In der „Frankfurter Rundschau“ erzählte die Künstlerin über ihren Glauben: „Ich bin religiös erzogen worden, und ich bin immer in Kontakt mit dem lieben Gott auf meine Art und Weise. Ich finde es aber sehr schade, was mit der Religion heutzutage passiert. Dass Religion instrumentalisiert und politisiert wird. Ich muss manchmal Angst haben, laut auszusprechen, dass ich Moslem bin. Denn gerade findet so eine Islam-Hetze statt. Ich glaube, den Imageschaden, den Moslems haben, den kann momentan nur VW nachvollziehen.“
Musikalisch verarbeitet sie auch die Geschichte ihrer Eltern. Im Lied „Ahmed (1960–2002)“ heißt es: „Ende der Achtziger, sie besucht ihr Mutterland. Unbekannter Mann hält um die Hand meiner Mutter an. Sie will nicht heiraten. Doch würde aus Respekt zu ihren Eltern nie Nein sagen.“ Der Vater zog zur Mutter nach Frankfurt, war arbeitslos und rutschte schnell in den Untergrund ab, handelte mit Drogen. Noch vor Namikas Geburt wurde er abgeschoben und landete schließlich in einem marokkanischen Gefängnis. Die Mutter erfuhr erst Jahre später davon. Sie dachte, dass er einfach weggelaufen wäre. Nach seiner Haftentlassung versuchte der Vater, die Familie wiederzugewinnen, drohte sogar damit, seine Tochter zu entführen und mit nach Marokko zu nehmen. Im Lied heißt es dazu: „Seit diesem Tag durfte ich nie wieder alleine draußen spielen.“ Schließlich starb er, als Namika vierzehn Jahre alt war. „Ich hab’ ihn nie gesehen, nie gehört, nie begriffen. Doch alle meinen, ich sei ihm wie aus dem Gesicht geschnitten“, fasst sie musikalisch ihre Vater-Tochter-Beziehung zusammen.

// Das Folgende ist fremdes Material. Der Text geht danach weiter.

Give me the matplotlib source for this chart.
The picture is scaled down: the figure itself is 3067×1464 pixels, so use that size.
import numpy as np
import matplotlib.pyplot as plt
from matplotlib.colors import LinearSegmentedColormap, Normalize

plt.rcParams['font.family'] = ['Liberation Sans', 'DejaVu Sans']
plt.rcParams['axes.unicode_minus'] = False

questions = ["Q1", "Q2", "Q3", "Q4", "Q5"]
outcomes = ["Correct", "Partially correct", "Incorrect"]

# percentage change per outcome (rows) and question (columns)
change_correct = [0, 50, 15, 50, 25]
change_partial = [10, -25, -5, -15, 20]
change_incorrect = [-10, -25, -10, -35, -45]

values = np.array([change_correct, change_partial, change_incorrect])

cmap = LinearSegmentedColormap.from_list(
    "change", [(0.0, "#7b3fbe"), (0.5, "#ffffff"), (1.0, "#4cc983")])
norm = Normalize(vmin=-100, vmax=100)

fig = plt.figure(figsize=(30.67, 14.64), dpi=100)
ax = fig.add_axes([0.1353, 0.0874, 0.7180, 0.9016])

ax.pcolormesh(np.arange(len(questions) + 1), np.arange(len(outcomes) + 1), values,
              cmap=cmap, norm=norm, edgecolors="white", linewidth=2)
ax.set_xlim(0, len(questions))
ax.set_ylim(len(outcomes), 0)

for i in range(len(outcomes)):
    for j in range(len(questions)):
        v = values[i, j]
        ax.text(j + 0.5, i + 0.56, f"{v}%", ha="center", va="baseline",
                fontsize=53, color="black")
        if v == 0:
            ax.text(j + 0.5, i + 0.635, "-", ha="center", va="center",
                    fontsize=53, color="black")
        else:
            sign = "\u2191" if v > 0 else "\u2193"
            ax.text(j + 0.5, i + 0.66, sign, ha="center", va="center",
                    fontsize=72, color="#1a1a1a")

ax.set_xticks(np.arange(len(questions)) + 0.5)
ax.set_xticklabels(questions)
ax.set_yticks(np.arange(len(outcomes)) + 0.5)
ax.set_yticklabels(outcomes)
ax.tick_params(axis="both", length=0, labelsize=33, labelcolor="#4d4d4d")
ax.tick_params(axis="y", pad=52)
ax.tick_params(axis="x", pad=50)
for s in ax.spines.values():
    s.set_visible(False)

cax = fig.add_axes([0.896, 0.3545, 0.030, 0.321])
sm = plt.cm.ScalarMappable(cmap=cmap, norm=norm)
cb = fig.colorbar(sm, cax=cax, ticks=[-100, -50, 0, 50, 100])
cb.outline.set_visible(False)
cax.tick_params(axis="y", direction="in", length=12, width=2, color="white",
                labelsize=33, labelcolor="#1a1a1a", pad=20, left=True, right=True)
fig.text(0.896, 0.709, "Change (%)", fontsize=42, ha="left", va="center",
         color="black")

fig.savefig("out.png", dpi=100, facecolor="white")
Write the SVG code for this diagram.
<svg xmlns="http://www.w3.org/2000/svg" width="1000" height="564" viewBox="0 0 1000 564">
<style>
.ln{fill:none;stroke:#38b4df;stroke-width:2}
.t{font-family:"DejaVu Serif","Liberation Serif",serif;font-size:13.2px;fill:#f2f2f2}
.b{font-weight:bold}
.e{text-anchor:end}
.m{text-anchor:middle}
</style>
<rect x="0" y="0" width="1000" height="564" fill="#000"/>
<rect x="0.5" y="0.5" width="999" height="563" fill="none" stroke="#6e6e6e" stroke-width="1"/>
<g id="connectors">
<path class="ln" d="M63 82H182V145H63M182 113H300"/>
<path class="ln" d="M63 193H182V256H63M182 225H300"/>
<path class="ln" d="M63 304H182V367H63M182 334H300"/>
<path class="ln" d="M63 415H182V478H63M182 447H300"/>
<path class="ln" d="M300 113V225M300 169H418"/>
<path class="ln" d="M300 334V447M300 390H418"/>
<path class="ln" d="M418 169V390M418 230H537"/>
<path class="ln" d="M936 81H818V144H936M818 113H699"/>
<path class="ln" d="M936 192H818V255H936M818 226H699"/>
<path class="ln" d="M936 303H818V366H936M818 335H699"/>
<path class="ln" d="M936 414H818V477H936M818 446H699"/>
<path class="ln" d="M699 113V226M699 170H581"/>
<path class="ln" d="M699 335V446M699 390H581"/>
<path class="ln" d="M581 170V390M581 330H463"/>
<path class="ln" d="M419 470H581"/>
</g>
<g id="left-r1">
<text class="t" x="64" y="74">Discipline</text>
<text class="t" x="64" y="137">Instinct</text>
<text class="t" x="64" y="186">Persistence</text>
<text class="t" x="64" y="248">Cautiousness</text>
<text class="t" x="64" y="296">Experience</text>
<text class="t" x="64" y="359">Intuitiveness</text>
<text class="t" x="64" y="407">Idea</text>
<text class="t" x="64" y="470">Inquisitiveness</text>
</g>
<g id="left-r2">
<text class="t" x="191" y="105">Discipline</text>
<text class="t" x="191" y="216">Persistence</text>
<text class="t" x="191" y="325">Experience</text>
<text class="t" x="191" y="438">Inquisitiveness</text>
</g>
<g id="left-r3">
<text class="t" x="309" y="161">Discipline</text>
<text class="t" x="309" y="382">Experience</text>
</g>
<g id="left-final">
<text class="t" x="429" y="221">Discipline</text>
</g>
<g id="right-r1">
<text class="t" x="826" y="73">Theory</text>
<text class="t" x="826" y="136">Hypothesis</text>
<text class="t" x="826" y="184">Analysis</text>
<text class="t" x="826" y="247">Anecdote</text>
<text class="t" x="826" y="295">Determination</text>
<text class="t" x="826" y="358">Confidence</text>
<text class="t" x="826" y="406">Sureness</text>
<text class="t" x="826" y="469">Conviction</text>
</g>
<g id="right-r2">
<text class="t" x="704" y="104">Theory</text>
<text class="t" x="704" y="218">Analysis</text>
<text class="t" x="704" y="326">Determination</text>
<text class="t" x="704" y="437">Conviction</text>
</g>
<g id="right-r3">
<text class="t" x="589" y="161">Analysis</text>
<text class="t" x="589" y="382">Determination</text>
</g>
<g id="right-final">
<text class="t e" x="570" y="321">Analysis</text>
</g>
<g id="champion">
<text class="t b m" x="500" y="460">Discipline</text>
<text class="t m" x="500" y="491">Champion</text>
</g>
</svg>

Nicht alle ihre Lieder haben so ernste Texte. Ihr aktueller Titel heißt „Je ne parle pas français“. Es handelt von einer Begegnung mit einem jungen französischsprachigen Mann, die tatsächlich so stattgefunden hat. Namika, die kein Französisch spricht, konnte ihn nicht verstehen. „Ich habe ihn einfach weiterreden lassen, weil ich die Sprache so schön fand. Nach einer halben Stunde ist jeder von uns seines Weges gegangen.“ Im Lied sagt sie es so: „Je ne parle pas français, aber bitte red’ weiter. Alles, was du so erzählst, hört sich irgendwie nice an. Und die Zeit bleibt einfach stehen, ich wünscht’, ich könnte dich verstehen.“
Zwei Studioalben hat die Sängerin bislang veröffentlicht. Doch weitere dürften folgen. Auf jeden Fall wird sie noch viele Texte verfassen, „Namika“ ist nämlich Arabisch und bedeutet „die Schreibende“.